Our Molecular Surface Property Approach (MASP) is used to analyze and predict chemical interactions of molecules, nanoparticles as well as extended surfaces, and has e.g. applications in electrochemistry and heterogeneous catalysis.. The current status of MASP was recently reviewed in an invited progress report, i.e. Brinck and Stenlid, Adv. Theory Simul., (2019), 2, 1800149. MASP opens up new possibilities for inexpensive and computationally efficient predictions of local interaction sites and associated interactions strengths at complex materials surfaces. The extension to periodic DFT calculations was recently reported in Stenlid et al., Phys. Chem. Chem. Phys., (2019), 21, 17009. . We are currently working on a new computer code for more automated computation and analysis of MASP properties. It will be incorporated into ASE, and allow the use of a variety of DFT codes, e.g. GPAW and VASP. We have recently initiated a collaboration with the group of Ki Tae Nan at Seoul National University who synthesize and characterize well-defined chiral gold nanoparticles. The nanoparticles are, among other applications, of interest for stereoselective electrocatalysis. Due to the particle sizes it is difficult to identify and characterize the active sites by conventional DFT-approaches, which makes them particularly interesting for the MASP.
In parallel with the methods development, we also perform structural and mechanistic studies related to corrosion and heterogeneous catalysis. During the last year we have analyzed the interaction of atomic hydrogen with crystalline Cu2O in a combined computational (DFT) and experimental study (Tissot et al. J. Phys. Chem. C (2019), 123, 22172) in collaboration with group of Jonas Weissenrieder who employs surface sensitive microscopy and spectroscopy based on synchrotron radiation. We have also analyzed electrocatalysis of the nitrogen reduction reaction (NRR) i single atom based Vanadium catalysts incorporated B/N doped carbon based 2 D materials, e.g. modified graphenes. A manuscript is being prepared and subsequent studies are in progress.

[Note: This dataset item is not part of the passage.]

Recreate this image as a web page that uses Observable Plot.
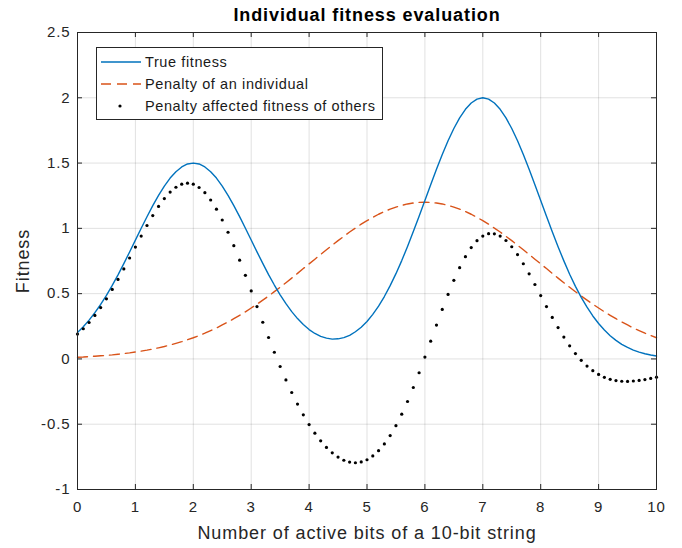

We will continue to work on electrochemical catalysis of the NRR with the purpose of designing efficient catalysts. Potential catalysts include nanoparticles as well as extended surfaces of metals and metal oxides, as well as 2-D materials (films), such as graphene and borophene, and single atom catalysts in different matrices. The studies of chiral anoparticles we will not only be using the MASP but alsot detailed mechanistic DFT studies of the relevant electrocatalytic reactions. We will carry out both static and dynamic DFT computations, and the size of our systems necessitates the use of high performance supercomputers.